[Start of Given material]

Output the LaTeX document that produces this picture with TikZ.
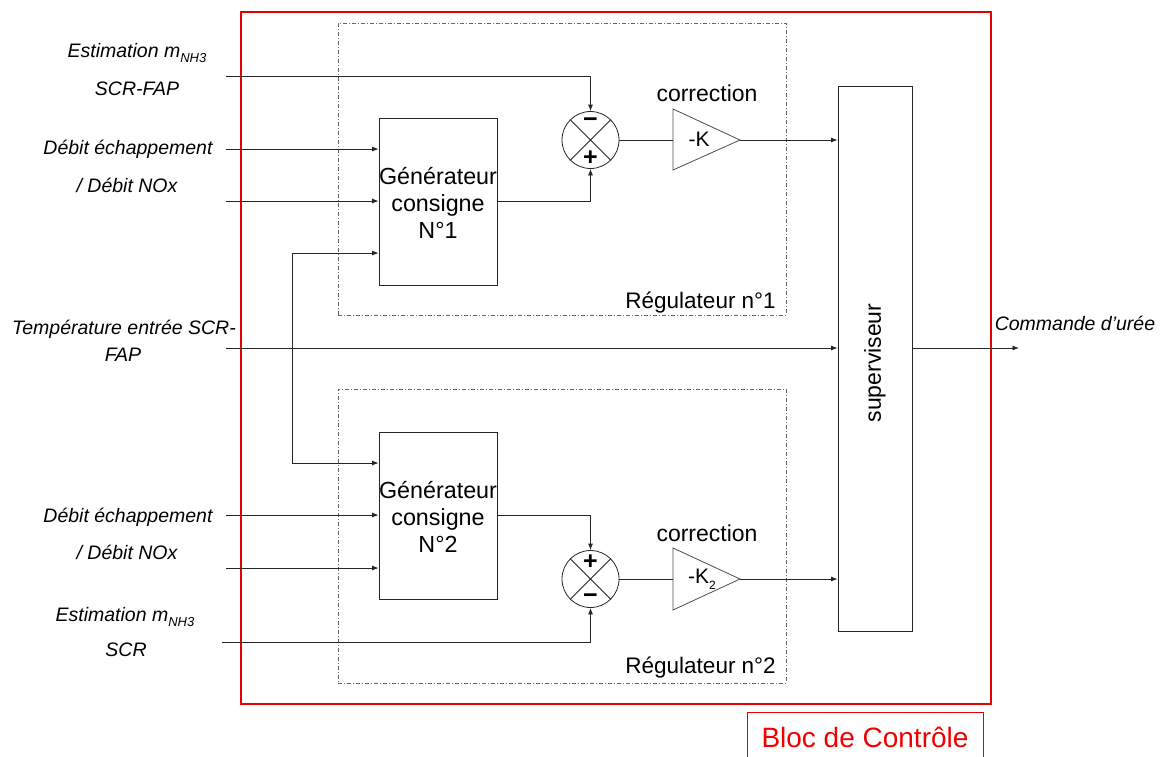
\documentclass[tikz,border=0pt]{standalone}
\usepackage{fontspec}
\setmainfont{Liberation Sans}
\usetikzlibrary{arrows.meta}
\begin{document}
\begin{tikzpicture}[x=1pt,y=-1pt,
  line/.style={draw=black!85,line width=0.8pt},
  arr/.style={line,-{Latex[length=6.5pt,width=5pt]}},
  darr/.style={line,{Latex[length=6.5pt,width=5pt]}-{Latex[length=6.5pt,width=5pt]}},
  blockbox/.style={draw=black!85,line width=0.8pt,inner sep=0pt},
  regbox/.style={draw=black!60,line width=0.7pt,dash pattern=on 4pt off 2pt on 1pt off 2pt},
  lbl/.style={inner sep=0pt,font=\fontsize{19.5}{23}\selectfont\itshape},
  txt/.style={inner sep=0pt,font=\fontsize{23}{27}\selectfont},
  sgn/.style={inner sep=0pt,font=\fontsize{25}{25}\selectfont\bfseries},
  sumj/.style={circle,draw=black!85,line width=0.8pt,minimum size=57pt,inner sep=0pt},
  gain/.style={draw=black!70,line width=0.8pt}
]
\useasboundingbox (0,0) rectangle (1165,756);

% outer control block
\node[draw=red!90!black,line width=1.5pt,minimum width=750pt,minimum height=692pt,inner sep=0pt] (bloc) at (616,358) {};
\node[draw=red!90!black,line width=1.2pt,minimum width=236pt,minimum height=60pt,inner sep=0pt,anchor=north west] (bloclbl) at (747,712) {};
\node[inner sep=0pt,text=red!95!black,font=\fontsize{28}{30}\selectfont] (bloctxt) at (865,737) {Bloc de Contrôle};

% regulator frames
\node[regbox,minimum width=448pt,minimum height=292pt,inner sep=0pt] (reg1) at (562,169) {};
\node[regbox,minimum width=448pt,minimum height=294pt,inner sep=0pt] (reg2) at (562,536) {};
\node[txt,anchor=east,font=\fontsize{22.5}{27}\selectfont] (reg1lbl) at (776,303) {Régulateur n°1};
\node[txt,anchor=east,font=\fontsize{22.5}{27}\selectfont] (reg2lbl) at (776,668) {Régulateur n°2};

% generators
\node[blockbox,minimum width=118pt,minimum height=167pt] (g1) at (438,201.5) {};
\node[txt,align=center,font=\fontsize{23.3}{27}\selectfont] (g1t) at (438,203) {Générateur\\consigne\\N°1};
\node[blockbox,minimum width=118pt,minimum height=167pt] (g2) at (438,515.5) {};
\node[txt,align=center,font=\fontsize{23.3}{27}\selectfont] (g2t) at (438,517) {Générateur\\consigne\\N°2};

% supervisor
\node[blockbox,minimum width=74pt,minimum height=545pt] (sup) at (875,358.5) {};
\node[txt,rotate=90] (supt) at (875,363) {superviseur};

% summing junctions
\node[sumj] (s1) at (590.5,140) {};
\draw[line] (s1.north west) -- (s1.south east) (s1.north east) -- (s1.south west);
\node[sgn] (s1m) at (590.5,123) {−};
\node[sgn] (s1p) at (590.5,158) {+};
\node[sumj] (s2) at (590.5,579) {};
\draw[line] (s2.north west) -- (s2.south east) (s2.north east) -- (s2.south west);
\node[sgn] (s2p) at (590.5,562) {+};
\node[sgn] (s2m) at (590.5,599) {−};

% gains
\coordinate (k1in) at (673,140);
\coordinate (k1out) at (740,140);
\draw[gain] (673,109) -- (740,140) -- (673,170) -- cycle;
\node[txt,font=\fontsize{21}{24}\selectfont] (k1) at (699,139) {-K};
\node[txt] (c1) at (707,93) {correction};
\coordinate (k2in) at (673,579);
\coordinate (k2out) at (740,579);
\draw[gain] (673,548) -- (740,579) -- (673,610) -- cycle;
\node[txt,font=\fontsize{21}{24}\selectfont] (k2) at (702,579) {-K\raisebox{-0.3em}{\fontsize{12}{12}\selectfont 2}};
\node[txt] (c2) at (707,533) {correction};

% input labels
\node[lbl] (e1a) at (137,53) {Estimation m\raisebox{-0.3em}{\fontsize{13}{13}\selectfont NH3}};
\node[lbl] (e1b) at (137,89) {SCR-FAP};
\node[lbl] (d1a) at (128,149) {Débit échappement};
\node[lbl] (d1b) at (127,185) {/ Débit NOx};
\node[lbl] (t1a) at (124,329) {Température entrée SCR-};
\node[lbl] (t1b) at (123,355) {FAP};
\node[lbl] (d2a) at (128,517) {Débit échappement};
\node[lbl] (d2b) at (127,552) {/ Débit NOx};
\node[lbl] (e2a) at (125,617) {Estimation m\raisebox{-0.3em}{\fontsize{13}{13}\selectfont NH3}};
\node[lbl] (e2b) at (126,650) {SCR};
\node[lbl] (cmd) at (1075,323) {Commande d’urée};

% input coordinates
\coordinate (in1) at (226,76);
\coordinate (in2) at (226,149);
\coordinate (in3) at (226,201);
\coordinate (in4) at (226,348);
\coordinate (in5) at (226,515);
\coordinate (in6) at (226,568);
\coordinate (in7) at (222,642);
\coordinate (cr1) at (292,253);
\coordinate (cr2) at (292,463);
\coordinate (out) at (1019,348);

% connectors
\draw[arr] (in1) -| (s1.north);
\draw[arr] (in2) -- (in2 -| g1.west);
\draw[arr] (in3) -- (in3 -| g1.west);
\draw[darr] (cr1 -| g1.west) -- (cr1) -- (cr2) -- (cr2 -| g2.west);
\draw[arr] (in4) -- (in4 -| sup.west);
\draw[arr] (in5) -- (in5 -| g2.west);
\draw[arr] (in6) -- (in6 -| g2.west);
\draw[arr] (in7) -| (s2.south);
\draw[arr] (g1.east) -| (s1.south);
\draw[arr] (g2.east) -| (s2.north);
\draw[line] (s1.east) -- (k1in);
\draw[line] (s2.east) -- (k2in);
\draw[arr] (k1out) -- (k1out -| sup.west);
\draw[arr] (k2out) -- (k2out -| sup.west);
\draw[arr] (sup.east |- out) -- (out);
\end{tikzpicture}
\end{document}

[End of Given material]

_Work to do_. The material above holds pictures; copy everything else in it exactly.

_The reply_.
Output the LaTeX document that produces this picture with TikZ.
\documentclass[tikz,border=0pt]{standalone}
\usepackage{fontspec}
\setmainfont{Liberation Sans}
\usetikzlibrary{arrows.meta}
\begin{document}
\begin{tikzpicture}[x=1pt,y=-1pt,
  line/.style={draw=black!85,line width=0.8pt},
  arr/.style={line,-{Latex[length=6.5pt,width=5pt]}},
  darr/.style={line,{Latex[length=6.5pt,width=5pt]}-{Latex[length=6.5pt,width=5pt]}},
  blockbox/.style={draw=black!85,line width=0.8pt,inner sep=0pt},
  regbox/.style={draw=black!60,line width=0.7pt,dash pattern=on 4pt off 2pt on 1pt off 2pt},
  lbl/.style={inner sep=0pt,font=\fontsize{19.5}{23}\selectfont\itshape},
  txt/.style={inner sep=0pt,font=\fontsize{23}{27}\selectfont},
  sgn/.style={inner sep=0pt,font=\fontsize{25}{25}\selectfont\bfseries},
  sumj/.style={circle,draw=black!85,line width=0.8pt,minimum size=57pt,inner sep=0pt},
  gain/.style={draw=black!70,line width=0.8pt}
]
\useasboundingbox (0,0) rectangle (1165,756);

% outer control block
\node[draw=red!90!black,line width=1.5pt,minimum width=750pt,minimum height=692pt,inner sep=0pt] (bloc) at (616,358) {};
\node[draw=red!90!black,line width=1.2pt,minimum width=236pt,minimum height=60pt,inner sep=0pt,anchor=north west] (bloclbl) at (747,712) {};
\node[inner sep=0pt,text=red!95!black,font=\fontsize{28}{30}\selectfont] (bloctxt) at (865,737) {Bloc de Contrôle};

% regulator frames
\node[regbox,minimum width=448pt,minimum height=292pt,inner sep=0pt] (reg1) at (562,169) {};
\node[regbox,minimum width=448pt,minimum height=294pt,inner sep=0pt] (reg2) at (562,536) {};
\node[txt,anchor=east,font=\fontsize{22.5}{27}\selectfont] (reg1lbl) at (776,303) {Régulateur n°1};
\node[txt,anchor=east,font=\fontsize{22.5}{27}\selectfont] (reg2lbl) at (776,668) {Régulateur n°2};

% generators
\node[blockbox,minimum width=118pt,minimum height=167pt] (g1) at (438,201.5) {};
\node[txt,align=center,font=\fontsize{23.3}{27}\selectfont] (g1t) at (438,203) {Générateur\\consigne\\N°1};
\node[blockbox,minimum width=118pt,minimum height=167pt] (g2) at (438,515.5) {};
\node[txt,align=center,font=\fontsize{23.3}{27}\selectfont] (g2t) at (438,517) {Générateur\\consigne\\N°2};

% supervisor
\node[blockbox,minimum width=74pt,minimum height=545pt] (sup) at (875,358.5) {};
\node[txt,rotate=90] (supt) at (875,363) {superviseur};

% summing junctions
\node[sumj] (s1) at (590.5,140) {};
\draw[line] (s1.north west) -- (s1.south east) (s1.north east) -- (s1.south west);
\node[sgn] (s1m) at (590.5,123) {−};
\node[sgn] (s1p) at (590.5,158) {+};
\node[sumj] (s2) at (590.5,579) {};
\draw[line] (s2.north west) -- (s2.south east) (s2.north east) -- (s2.south west);
\node[sgn] (s2p) at (590.5,562) {+};
\node[sgn] (s2m) at (590.5,599) {−};

% gains
\coordinate (k1in) at (673,140);
\coordinate (k1out) at (740,140);
\draw[gain] (673,109) -- (740,140) -- (673,170) -- cycle;
\node[txt,font=\fontsize{21}{24}\selectfont] (k1) at (699,139) {-K};
\node[txt] (c1) at (707,93) {correction};
\coordinate (k2in) at (673,579);
\coordinate (k2out) at (740,579);
\draw[gain] (673,548) -- (740,579) -- (673,610) -- cycle;
\node[txt,font=\fontsize{21}{24}\selectfont] (k2) at (702,579) {-K\raisebox{-0.3em}{\fontsize{12}{12}\selectfont 2}};
\node[txt] (c2) at (707,533) {correction};

% input labels
\node[lbl] (e1a) at (137,53) {Estimation m\raisebox{-0.3em}{\fontsize{13}{13}\selectfont NH3}};
\node[lbl] (e1b) at (137,89) {SCR-FAP};
\node[lbl] (d1a) at (128,149) {Débit échappement};
\node[lbl] (d1b) at (127,185) {/ Débit NOx};
\node[lbl] (t1a) at (124,329) {Température entrée SCR-};
\node[lbl] (t1b) at (123,355) {FAP};
\node[lbl] (d2a) at (128,517) {Débit échappement};
\node[lbl] (d2b) at (127,552) {/ Débit NOx};
\node[lbl] (e2a) at (125,617) {Estimation m\raisebox{-0.3em}{\fontsize{13}{13}\selectfont NH3}};
\node[lbl] (e2b) at (126,650) {SCR};
\node[lbl] (cmd) at (1075,323) {Commande d’urée};

% input coordinates
\coordinate (in1) at (226,76);
\coordinate (in2) at (226,149);
\coordinate (in3) at (226,201);
\coordinate (in4) at (226,348);
\coordinate (in5) at (226,515);
\coordinate (in6) at (226,568);
\coordinate (in7) at (222,642);
\coordinate (cr1) at (292,253);
\coordinate (cr2) at (292,463);
\coordinate (out) at (1019,348);

% connectors
\draw[arr] (in1) -| (s1.north);
\draw[arr] (in2) -- (in2 -| g1.west);
\draw[arr] (in3) -- (in3 -| g1.west);
\draw[darr] (cr1 -| g1.west) -- (cr1) -- (cr2) -- (cr2 -| g2.west);
\draw[arr] (in4) -- (in4 -| sup.west);
\draw[arr] (in5) -- (in5 -| g2.west);
\draw[arr] (in6) -- (in6 -| g2.west);
\draw[arr] (in7) -| (s2.south);
\draw[arr] (g1.east) -| (s1.south);
\draw[arr] (g2.east) -| (s2.north);
\draw[line] (s1.east) -- (k1in);
\draw[line] (s2.east) -- (k2in);
\draw[arr] (k1out) -- (k1out -| sup.west);
\draw[arr] (k2out) -- (k2out -| sup.west);
\draw[arr] (sup.east |- out) -- (out);
\end{tikzpicture}
\end{document}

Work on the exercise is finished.